• Channel 4′s new animated sitcom has been billed as a rival to US shows The Simpsons and Family Guy. But the creators of Full English have abjectly failed to grasp what makes these shows, and the equally popular South Park, so sharp, funny, and well directed.

    OK, they've weakly cloned a few of Family Guy's more recognisable characters, but they've utterly failed to clone the skill and expertise behind the execution.

    As a nation we love American cartoon series. We pay millions to the US to import them. And yet our own comedy writers appear to learn nothing from them. Family Guy has pace. It's crammed with physical action and visual gags. It effectively uses the fact that it's an animated series – creating story lines and gag set-ups on a huge scale.

    You can do anything you like in an animated series. Homer Simpson has been into outer space. Peter Griffin has fought with a giant chicken across five continents.
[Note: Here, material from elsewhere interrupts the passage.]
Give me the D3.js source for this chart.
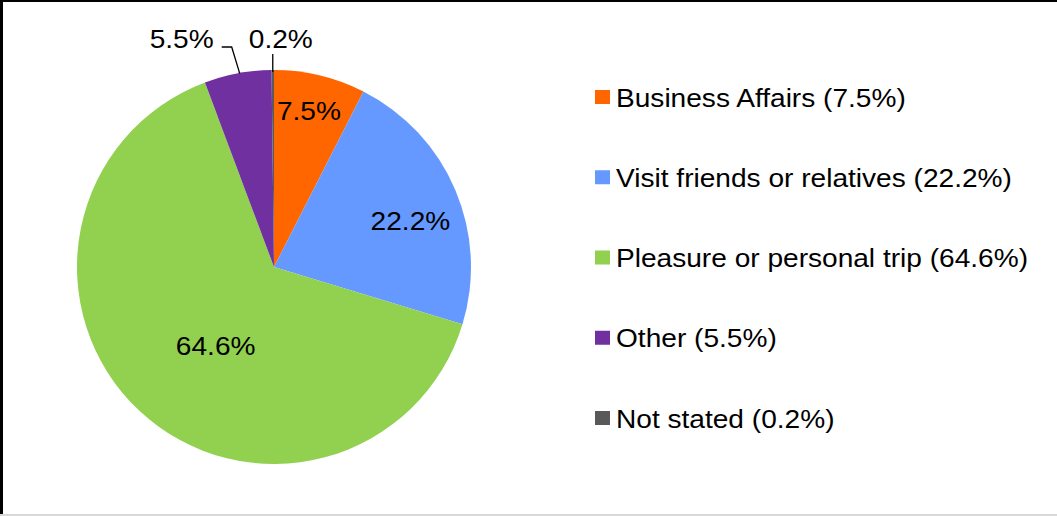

Stewie and Brian have gone back in time and fought against the Nazis.

    In contrast, Full English is small scale, unimaginative, unbearably slow, and seems to consist mainly of close ups of talking heads in the living rooms of terraced houses.

    Even in the nineteen sixties the Americans were teaching us the skills we needed to make great cartoon series. Top Cat, The Flintstones, these fast moving, pacy shows were laying the foundations for Family Guy and The Simpsons. Seth MacFarlane and Matt Groening watched and learned. We didn't.

    Alex Scarfe (son of legendary caricaturist Gerald) and Jack & Harry Williams have written an unfunny script that could just as easily have been shot with actors in a studio set. They've effectively penned a live action sitcom and then handed it to some animators and said, "Make it move." And to be honest, the animation looks pretty cheap, drab and shoddy.

    South Park has its finger on the pulse. It taps into the zeitgeist – sharply satirising what's going on in the real world in the present day. Full English churned out a lame parody of Britain's Got Talent – a series that's been running on UK television for five years – picking up on the fact that Simon Cowell tends to cash in on contestants' sob stories.

    Sorry guys, but I'm afraid the whole of Britain has been taking the mickey out of that since the summer of 2007. What are you going to send up next week? Harold Wilson and the miners' strike?

    Richard Ayoade (IT Crowd) and Kayvan Novak (Facejacker) are the two main voice talents, and they, at least, add a touch of class to this deeply flawed and disappointing project.

    The people who commissioned this series clearly knew very little about animation, and they have subsequently spent millions of pounds of Channel Four's money making a cartoon series that is not fit to lick the boots of Seth MacFarlane or Matt Groening.